The Walk as Practice

There is a tradition of walking as contemplation — Wordsworth composing lines in motion, Thoreau measuring Walden Pond in footsteps, the flaneur drifting through Parisian arcades with no purpose beyond observation. My walk was less literary and more domestic, but the principle held: movement through familiar space creates a conditions for noticing.

Halfway down Birch Street, I stopped. Not because something demanded my attention, but because I had never stopped at that particular point before. I had passed it hundreds of times. But stopping — actually standing still on a sidewalk I usually traversed — transformed the scene. A house I had registered only peripherally revealed details: the hand-painted house number in a font that suggested someone cared about typography, a bird feeder shaped like a small church, window boxes with geraniums in a shade of red that was almost orange.

I had walked past this house for three years. Three years of peripheral registration, of assuming familiarity meant completeness. Standing still corrected that assumption in about thirty seconds.

Familiarity Is Not Exhaustion

We tend to conflate familiarity with exhaustion — the idea that once you know a place, it has nothing left to offer. This is a failure of attention, not of geography. The same street at different hours, in different seasons, in different moods of weather, is effectively a different street. The houses do not move, but everything around them does: light, foliage, the presence or absence of people, the soundscape of birds and traffic and distant lawn mowers.

On this particular afternoon, I noticed sound more than sight. A sprinkler three houses away, rhythmic and mechanical. A dog barking somewhere behind a fence — not aggressively, just communicatively, as if reporting on the state of the backyard. The particular silence that falls between these sounds, a residential quiet that is not emptiness but fullness held at low volume.

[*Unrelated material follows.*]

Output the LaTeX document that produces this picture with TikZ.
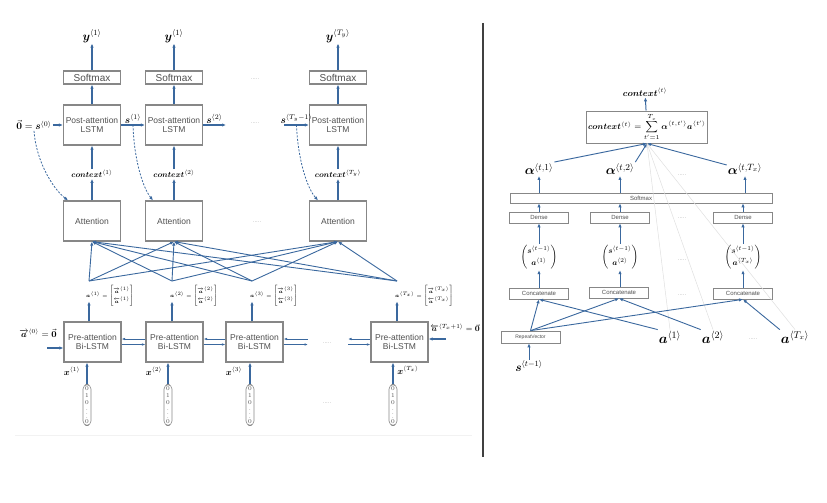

I walked to the end of Birch Street and turned onto the path that cuts through the small park. The park is perhaps two acres — a playground, a few benches, a stand of pine trees that smell like resin when the sun warms them. I have walked this path in every season. In winter, the playground equipment looks abandoned and slightly tragic. In spring, children reclaim it with the urgency of people who understand that warmth is temporary.

What the Walk Gave Back

By the time I circled back toward home, the overcast had begun to break. Light found its way through clouds in isolated columns, illuminating sections of street while leaving others in shade. A house on the corner — pale yellow, white trim, a porch with a swing — caught the light in a way that made it look like a painting of itself. Not better than it was, but more itself. As if the afternoon had briefly removed everything inessential and left only the essence of a home.

I thought about how many afternoons this house had caught light this way. How many people had walked past without stopping. How many versions of this moment existed in the memories of former residents who no longer lived here but might still, on overcast Tuesdays in other cities, remember the particular quality of light on a pale yellow house at the corner of Birch and Elm.

An afternoon walk through familiar places is not about discovery in the adventurous sense. It is about discovery in the archaeological sense — brushing away the dust of routine to find what was always there, waiting for someone to stop and look. The places we live in are generous with their detail. We are simply, most of the time, moving too quickly to receive it.